§ Stated goal
Exactly repeat the material, dropping only the pictures.

※ ※ ※

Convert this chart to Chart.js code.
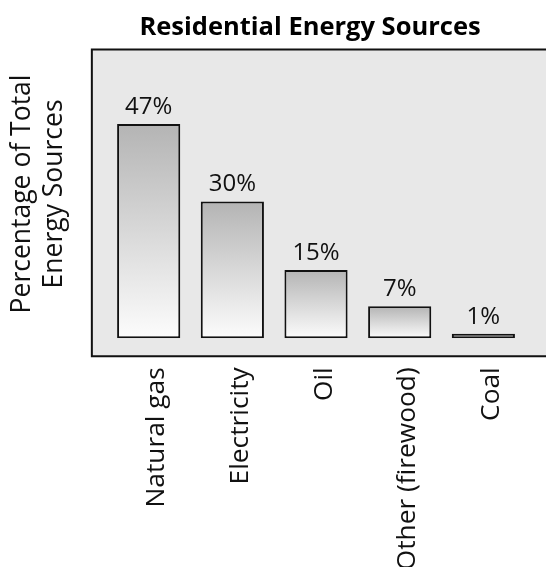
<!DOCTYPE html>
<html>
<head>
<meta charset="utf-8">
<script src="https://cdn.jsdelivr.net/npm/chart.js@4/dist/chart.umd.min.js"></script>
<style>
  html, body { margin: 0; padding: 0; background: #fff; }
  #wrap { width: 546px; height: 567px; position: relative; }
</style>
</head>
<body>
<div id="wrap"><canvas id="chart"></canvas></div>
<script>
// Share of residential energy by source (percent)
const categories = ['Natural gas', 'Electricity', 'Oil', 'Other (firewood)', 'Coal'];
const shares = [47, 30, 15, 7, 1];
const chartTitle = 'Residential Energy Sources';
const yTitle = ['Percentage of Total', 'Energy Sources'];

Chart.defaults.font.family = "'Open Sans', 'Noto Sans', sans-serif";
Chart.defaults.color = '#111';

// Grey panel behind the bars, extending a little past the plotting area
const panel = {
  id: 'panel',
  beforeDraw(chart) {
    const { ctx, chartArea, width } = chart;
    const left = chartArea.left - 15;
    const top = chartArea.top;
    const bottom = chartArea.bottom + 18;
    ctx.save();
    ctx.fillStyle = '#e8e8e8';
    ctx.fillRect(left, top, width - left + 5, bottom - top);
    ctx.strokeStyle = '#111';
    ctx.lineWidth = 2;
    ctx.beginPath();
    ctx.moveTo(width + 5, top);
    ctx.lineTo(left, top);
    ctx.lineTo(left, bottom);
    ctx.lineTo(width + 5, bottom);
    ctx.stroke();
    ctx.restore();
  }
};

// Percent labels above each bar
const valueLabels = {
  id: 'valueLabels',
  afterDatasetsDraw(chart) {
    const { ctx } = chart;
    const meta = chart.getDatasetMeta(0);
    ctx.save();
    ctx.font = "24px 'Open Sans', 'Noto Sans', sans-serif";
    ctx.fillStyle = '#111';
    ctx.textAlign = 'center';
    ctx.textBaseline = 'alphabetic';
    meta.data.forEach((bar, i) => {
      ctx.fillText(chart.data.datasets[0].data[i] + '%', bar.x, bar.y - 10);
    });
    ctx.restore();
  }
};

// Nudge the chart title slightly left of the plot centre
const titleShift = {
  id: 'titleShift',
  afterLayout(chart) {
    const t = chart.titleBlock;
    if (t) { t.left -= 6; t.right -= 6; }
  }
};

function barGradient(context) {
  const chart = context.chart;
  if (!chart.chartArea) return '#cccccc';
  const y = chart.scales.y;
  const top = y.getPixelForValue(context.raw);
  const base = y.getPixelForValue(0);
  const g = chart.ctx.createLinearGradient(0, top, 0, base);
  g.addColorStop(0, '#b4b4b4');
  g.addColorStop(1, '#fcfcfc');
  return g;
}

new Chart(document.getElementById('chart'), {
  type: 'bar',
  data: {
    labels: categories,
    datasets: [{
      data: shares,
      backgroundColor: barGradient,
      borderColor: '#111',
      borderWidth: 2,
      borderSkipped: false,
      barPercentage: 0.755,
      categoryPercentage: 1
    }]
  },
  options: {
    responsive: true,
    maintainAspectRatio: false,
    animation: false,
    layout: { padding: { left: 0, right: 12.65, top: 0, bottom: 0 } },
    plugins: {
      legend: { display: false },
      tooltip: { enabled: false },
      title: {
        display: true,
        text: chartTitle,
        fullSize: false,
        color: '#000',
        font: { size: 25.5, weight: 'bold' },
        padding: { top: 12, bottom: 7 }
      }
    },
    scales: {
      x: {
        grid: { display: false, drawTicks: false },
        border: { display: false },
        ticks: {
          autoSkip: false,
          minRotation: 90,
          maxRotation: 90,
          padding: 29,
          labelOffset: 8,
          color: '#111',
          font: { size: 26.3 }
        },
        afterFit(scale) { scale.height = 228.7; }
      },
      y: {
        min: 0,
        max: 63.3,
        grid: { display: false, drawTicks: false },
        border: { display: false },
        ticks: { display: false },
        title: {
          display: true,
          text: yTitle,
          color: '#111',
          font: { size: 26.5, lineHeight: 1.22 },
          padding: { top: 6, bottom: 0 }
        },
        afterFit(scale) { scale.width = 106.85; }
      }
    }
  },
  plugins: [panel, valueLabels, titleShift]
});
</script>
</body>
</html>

※ ※ ※

§ The completed task
Convert this chart to Chart.js code.
<!DOCTYPE html>
<html>
<head>
<meta charset="utf-8">
<script src="https://cdn.jsdelivr.net/npm/chart.js@4/dist/chart.umd.min.js"></script>
<style>
  html, body { margin: 0; padding: 0; background: #fff; }
  #wrap { width: 546px; height: 567px; position: relative; }
</style>
</head>
<body>
<div id="wrap"><canvas id="chart"></canvas></div>
<script>
// Share of residential energy by source (percent)
const categories = ['Natural gas', 'Electricity', 'Oil', 'Other (firewood)', 'Coal'];
const shares = [47, 30, 15, 7, 1];
const chartTitle = 'Residential Energy Sources';
const yTitle = ['Percentage of Total', 'Energy Sources'];

Chart.defaults.font.family = "'Open Sans', 'Noto Sans', sans-serif";
Chart.defaults.color = '#111';

// Grey panel behind the bars, extending a little past the plotting area
const panel = {
  id: 'panel',
  beforeDraw(chart) {
    const { ctx, chartArea, width } = chart;
    const left = chartArea.left - 15;
    const top = chartArea.top;
    const bottom = chartArea.bottom + 18;
    ctx.save();
    ctx.fillStyle = '#e8e8e8';
    ctx.fillRect(left, top, width - left + 5, bottom - top);
    ctx.strokeStyle = '#111';
    ctx.lineWidth = 2;
    ctx.beginPath();
    ctx.moveTo(width + 5, top);
    ctx.lineTo(left, top);
    ctx.lineTo(left, bottom);
    ctx.lineTo(width + 5, bottom);
    ctx.stroke();
    ctx.restore();
  }
};

// Percent labels above each bar
const valueLabels = {
  id: 'valueLabels',
  afterDatasetsDraw(chart) {
    const { ctx } = chart;
    const meta = chart.getDatasetMeta(0);
    ctx.save();
    ctx.font = "24px 'Open Sans', 'Noto Sans', sans-serif";
    ctx.fillStyle = '#111';
    ctx.textAlign = 'center';
    ctx.textBaseline = 'alphabetic';
    meta.data.forEach((bar, i) => {
      ctx.fillText(chart.data.datasets[0].data[i] + '%', bar.x, bar.y - 10);
    });
    ctx.restore();
  }
};

// Nudge the chart title slightly left of the plot centre
const titleShift = {
  id: 'titleShift',
  afterLayout(chart) {
    const t = chart.titleBlock;
    if (t) { t.left -= 6; t.right -= 6; }
  }
};

function barGradient(context) {
  const chart = context.chart;
  if (!chart.chartArea) return '#cccccc';
  const y = chart.scales.y;
  const top = y.getPixelForValue(context.raw);
  const base = y.getPixelForValue(0);
  const g = chart.ctx.createLinearGradient(0, top, 0, base);
  g.addColorStop(0, '#b4b4b4');
  g.addColorStop(1, '#fcfcfc');
  return g;
}

new Chart(document.getElementById('chart'), {
  type: 'bar',
  data: {
    labels: categories,
    datasets: [{
      data: shares,
      backgroundColor: barGradient,
      borderColor: '#111',
      borderWidth: 2,
      borderSkipped: false,
      barPercentage: 0.755,
      categoryPercentage: 1
    }]
  },
  options: {
    responsive: true,
    maintainAspectRatio: false,
    animation: false,
    layout: { padding: { left: 0, right: 12.65, top: 0, bottom: 0 } },
    plugins: {
      legend: { display: false },
      tooltip: { enabled: false },
      title: {
        display: true,
        text: chartTitle,
        fullSize: false,
        color: '#000',
        font: { size: 25.5, weight: 'bold' },
        padding: { top: 12, bottom: 7 }
      }
    },
    scales: {
      x: {
        grid: { display: false, drawTicks: false },
        border: { display: false },
        ticks: {
          autoSkip: false,
          minRotation: 90,
          maxRotation: 90,
          padding: 29,
          labelOffset: 8,
          color: '#111',
          font: { size: 26.3 }
        },
        afterFit(scale) { scale.height = 228.7; }
      },
      y: {
        min: 0,
        max: 63.3,
        grid: { display: false, drawTicks: false },
        border: { display: false },
        ticks: { display: false },
        title: {
          display: true,
          text: yTitle,
          color: '#111',
          font: { size: 26.5, lineHeight: 1.22 },
          padding: { top: 6, bottom: 0 }
        },
        afterFit(scale) { scale.width = 106.85; }
      }
    }
  },
  plugins: [panel, valueLabels, titleShift]
});
</script>
</body>
</html>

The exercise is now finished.